The basic structure of the Reagan program, which Mr. Thurow consistently avoids or obscures, may be quickly grasped by converting its figures to 1981 dollars. For example, when comparing the plan’s last year, 1986, with its base year, 1981, one starts with a 1981 deficit of 55, then adds the following changes for 1986: total receipts up 112, defense outlays up 97, nondefense outlays down 63; result, a surplus of 23.
But to understand the structure is not necessarily to forgive the results. The plan seems full of provisions for which no sufficient justification has been given: unjustified increases in weapons, unjustified sacrifices of social programs, unjustified forecasts of high growth combined with low inflation, unjustified risks of economic and social disruption, etc.
The real dangers, some of them ably exposed by Thurow and Fallows, are grave enough; why misrepresent and exaggerate? I grant to Mr. Thurow’s approach the initial advantage, that it stirs up his readers (including me). But its disadvantages are far greater, the worst being that it provides grounds for public mistrust of the author and perhaps of the magazine. Moreover, a sequence of perceptions, proceeding from greater dangers that prove fictitious to lesser dangers that are real, can make the lesser seem good news in comparison, thereby generating acceptance and neglect rather than the vigilant counteraction which the realities deserve.
Curtis Crawford
Charlottesville, Virginia
Lester Thurow replies:
In my original article I converted Vietnam expenditures into 1980 dollars to compare them with President Reagan’s planned increase in military spending from 1981-1986. As Mr. Crawford admits, the 1981-1986 spending is three times as large.
I did not, however, deflate 1986 spending into 1980 dollars for a very simple reason. Neither Mr. Crawford nor I know how much inflation is going to occur between 1981 and 1986. The technical problem with Mr. Crawford’s calculations is easy to illustrate.
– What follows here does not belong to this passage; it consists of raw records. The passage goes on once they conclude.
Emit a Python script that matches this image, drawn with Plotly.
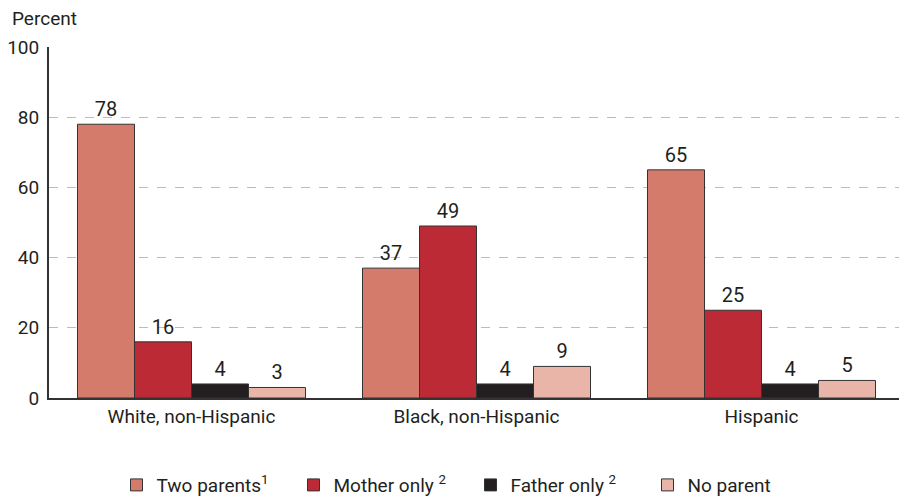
import plotly.graph_objects as go

categories = ["White, non-Hispanic", "Black, non-Hispanic", "Hispanic"]
series_names = ["Two parents<sup>1</sup>", "Mother only <sup>2</sup>", "Father only <sup>2</sup>", "No parent"]
two_parents = [78, 37, 65]
mother_only = [16, 49, 25]
father_only = [4, 4, 4]
no_parent = [3, 9, 5]
colors = ["#D47B6C", "#BC2A35", "#231F20", "#E9B5A8"]
y_ticks = [0, 20, 40, 60, 80, 100]

FONT = "Roboto, Arial, sans-serif"

fig = go.Figure()
for name, vals, col in zip(series_names, [two_parents, mother_only, father_only, no_parent], colors):
    fig.add_trace(go.Bar(
        x=categories, y=vals, name=name,
        marker=dict(color=col, line=dict(color="#333333", width=1)),
        text=[str(v) for v in vals], textposition="outside",
        textfont=dict(size=20, color="#231F20", family=FONT),
        cliponaxis=False,
    ))

fig.update_layout(
    width=899, height=493,
    barmode="group", bargap=0.2, bargroupgap=0,
    plot_bgcolor="white", paper_bgcolor="white",
    margin=dict(l=41, r=3, t=39, b=103, autoexpand=False),
    font=dict(family=FONT, size=18, color="#231F20"),
    showlegend=True,
    legend=dict(orientation="h", x=0.493, xanchor="center", y=-0.248, yanchor="middle",
                font=dict(size=19, family=FONT), entrywidth=132, entrywidthmode="pixels",
                itemwidth=30, traceorder="normal"),
    xaxis=dict(range=[-0.5, 2.5], showline=True, linecolor="#333333", linewidth=2,
               ticks="", tickfont=dict(size=19), automargin=False),
    yaxis=dict(range=[0, 100], tickvals=y_ticks, showline=True, linecolor="#333333", linewidth=2,
               showgrid=True, gridcolor="#BBBBBB", griddash="dash", gridwidth=1,
               zeroline=False, ticks="", tickfont=dict(size=19), ticklabelstandoff=4,
               automargin=False),
    annotations=[dict(text="Percent", xref="paper", yref="paper", x=-0.046, y=1.0,
                      yshift=29, xanchor="left", yanchor="middle", showarrow=False,
                      font=dict(size=19, family=FONT))],
)

fig.write_html("out.html")
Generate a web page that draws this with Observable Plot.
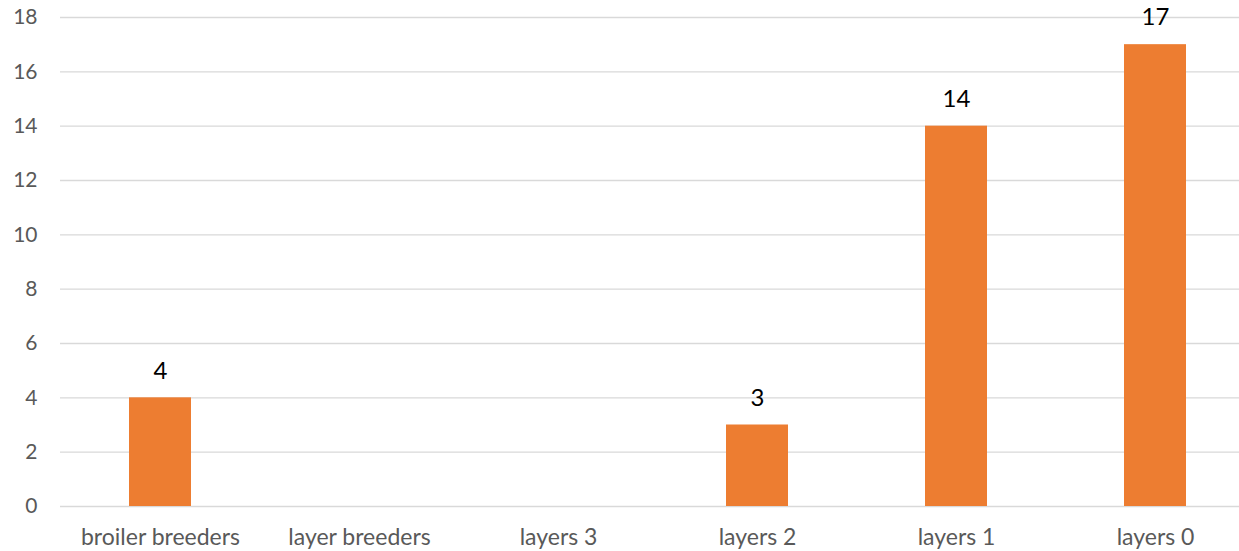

Suppose I were to tell you that military spending will increase by $181 billion, but that it will cause so much inflation that, after correcting for inflation, military spending won’t go up at all. Would you then conclude that military spending was no problem? Evidently Mr. Crawford would.
No one is going to place orders for military equipment in deflated dollars. By 1986 extra orders worth $181 billion more than is now being spent will be placed. The amount of extra equipment that they will buy depends on the rate of inflation—a variable endogenous to the amount of equipment purchased.
If one is trying to calculate the burden of defense spending, the correct way to handle the problem, as was done in the article, is to calculate military spending as percent of the GNP. Using this technique it is not necessary to forecast inflation since inflation is in both the numerator and the denominator of the index and therefore drops out of the calculations. Using this technique it is, however, necessary to forecast the rate of productivity growth.
As I stated in my original article military spending will go up by 1.4 percentage points (from 5.7 to 7.1 percent of the GNP) if Reagan’s supply-side miracle occurs and by 2.4 percentage points (to 8.1 percent of the GNP) if Reagan’s supply-side miracle does not occur.
And as I have shown in the New York Times, Business Section, May 31, there will be a large deficit in President Reagan’s budget in 1986 if the supply-side miracle does not occur.